↓

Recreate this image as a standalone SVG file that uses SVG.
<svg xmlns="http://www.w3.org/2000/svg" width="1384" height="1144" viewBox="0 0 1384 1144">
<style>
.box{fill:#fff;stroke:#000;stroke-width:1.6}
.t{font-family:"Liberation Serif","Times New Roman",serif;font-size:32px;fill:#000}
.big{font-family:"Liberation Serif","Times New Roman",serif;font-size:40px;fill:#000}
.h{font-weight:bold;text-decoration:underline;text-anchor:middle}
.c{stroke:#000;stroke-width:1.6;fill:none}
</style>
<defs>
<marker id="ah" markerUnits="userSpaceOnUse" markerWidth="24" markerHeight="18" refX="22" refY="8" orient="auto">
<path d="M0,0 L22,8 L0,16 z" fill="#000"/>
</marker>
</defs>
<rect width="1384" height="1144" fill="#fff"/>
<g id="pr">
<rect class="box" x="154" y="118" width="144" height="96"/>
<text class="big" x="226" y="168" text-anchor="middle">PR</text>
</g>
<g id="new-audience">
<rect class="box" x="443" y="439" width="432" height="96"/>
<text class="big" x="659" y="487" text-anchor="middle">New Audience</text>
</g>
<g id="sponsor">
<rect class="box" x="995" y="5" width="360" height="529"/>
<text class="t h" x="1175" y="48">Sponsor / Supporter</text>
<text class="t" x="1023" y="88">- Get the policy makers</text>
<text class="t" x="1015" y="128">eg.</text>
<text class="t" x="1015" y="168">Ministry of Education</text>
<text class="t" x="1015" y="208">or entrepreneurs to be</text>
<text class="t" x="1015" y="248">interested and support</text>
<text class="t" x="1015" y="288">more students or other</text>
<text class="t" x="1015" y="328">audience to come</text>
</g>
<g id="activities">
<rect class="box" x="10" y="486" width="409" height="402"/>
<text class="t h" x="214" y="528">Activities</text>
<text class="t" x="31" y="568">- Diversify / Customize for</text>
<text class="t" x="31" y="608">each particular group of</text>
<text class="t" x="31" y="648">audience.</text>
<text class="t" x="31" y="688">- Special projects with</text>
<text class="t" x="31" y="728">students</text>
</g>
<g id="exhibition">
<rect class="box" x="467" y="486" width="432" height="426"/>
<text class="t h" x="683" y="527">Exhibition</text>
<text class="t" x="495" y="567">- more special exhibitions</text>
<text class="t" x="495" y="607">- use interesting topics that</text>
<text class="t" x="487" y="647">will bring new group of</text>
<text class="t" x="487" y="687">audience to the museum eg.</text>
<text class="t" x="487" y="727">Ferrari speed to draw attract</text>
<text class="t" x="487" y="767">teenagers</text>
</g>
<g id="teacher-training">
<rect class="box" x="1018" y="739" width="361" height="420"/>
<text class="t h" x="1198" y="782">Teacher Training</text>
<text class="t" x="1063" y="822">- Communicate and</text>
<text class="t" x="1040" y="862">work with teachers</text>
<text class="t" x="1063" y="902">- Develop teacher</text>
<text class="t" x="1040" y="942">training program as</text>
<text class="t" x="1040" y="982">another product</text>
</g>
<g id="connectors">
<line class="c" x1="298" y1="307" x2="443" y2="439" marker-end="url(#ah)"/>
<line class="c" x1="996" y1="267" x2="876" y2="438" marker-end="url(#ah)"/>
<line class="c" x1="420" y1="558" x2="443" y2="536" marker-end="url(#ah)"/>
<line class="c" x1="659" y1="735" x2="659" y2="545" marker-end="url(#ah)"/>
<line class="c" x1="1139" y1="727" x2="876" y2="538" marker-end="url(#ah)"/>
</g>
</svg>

↑
↓

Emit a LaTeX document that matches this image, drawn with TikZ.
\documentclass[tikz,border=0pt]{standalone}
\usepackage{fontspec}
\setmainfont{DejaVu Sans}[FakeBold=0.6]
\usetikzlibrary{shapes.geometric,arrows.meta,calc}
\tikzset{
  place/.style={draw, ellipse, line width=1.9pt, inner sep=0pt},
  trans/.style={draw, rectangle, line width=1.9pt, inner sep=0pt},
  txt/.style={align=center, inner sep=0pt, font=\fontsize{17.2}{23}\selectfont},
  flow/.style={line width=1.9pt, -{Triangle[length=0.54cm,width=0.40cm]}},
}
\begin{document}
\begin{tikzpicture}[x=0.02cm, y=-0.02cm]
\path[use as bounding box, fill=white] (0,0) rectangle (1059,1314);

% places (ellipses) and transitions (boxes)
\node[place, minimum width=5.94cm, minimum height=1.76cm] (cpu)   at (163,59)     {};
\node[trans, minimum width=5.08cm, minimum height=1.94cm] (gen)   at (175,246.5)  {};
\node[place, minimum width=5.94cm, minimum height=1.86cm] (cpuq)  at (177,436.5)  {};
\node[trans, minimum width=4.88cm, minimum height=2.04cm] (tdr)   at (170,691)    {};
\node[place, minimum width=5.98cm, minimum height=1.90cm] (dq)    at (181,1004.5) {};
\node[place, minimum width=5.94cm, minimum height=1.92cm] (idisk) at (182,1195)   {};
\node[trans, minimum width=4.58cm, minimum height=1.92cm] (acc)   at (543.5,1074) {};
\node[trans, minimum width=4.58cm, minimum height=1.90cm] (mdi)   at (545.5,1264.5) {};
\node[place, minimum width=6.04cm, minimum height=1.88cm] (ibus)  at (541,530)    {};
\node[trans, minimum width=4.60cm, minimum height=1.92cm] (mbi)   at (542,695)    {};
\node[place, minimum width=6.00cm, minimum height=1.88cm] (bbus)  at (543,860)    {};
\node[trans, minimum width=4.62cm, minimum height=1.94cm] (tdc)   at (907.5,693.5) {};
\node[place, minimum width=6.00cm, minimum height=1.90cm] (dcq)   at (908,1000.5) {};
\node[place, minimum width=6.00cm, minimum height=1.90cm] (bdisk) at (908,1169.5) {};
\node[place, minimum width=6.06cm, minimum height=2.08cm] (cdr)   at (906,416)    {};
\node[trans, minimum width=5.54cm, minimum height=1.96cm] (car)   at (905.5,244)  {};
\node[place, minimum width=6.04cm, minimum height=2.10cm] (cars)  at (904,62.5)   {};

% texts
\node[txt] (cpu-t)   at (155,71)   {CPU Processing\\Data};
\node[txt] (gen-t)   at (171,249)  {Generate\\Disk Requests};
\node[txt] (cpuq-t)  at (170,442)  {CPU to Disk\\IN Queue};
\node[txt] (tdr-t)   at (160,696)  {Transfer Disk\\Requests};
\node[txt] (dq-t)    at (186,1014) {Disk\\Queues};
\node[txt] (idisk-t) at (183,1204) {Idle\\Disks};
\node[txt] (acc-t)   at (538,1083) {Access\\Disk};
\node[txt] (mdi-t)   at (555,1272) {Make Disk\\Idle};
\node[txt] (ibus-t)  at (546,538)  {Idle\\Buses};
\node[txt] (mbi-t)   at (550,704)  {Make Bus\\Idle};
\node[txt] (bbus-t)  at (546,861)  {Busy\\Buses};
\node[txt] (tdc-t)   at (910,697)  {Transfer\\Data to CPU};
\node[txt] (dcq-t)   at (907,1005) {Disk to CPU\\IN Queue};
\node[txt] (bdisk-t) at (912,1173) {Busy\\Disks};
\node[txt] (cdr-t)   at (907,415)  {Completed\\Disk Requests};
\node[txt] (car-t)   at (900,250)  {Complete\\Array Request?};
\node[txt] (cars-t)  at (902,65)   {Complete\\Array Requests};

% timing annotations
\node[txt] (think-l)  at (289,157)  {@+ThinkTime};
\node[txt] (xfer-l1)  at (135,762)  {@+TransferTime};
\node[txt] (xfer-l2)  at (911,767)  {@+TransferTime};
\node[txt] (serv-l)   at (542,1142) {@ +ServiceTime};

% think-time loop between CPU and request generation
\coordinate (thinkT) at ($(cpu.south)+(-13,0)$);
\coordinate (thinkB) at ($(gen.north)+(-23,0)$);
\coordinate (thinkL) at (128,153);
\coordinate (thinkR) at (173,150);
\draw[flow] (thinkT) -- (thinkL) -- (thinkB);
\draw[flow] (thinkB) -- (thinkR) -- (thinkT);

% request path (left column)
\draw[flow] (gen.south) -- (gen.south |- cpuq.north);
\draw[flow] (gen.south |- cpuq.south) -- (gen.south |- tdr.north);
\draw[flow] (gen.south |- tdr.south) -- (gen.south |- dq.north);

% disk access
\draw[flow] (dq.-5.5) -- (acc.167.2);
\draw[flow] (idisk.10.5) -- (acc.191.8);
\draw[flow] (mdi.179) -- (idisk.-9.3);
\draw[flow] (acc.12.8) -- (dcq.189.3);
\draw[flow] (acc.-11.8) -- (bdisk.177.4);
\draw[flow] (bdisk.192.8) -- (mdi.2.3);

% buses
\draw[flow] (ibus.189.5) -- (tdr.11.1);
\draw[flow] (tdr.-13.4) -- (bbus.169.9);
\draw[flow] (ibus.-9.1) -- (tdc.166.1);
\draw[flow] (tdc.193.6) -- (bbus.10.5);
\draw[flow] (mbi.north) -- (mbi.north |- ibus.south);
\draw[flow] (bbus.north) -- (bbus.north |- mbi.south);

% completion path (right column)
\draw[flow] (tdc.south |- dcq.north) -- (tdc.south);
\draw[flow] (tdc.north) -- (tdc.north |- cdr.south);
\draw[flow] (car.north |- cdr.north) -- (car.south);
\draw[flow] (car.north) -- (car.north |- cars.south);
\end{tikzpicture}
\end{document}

↑

*TASK:*
Using the records above, find and show each line with the string "this".

*OUTPUT OF THE TASK:*
Recreate this image as a standalone SVG file that uses SVG.
Emit a LaTeX document that matches this image, drawn with TikZ.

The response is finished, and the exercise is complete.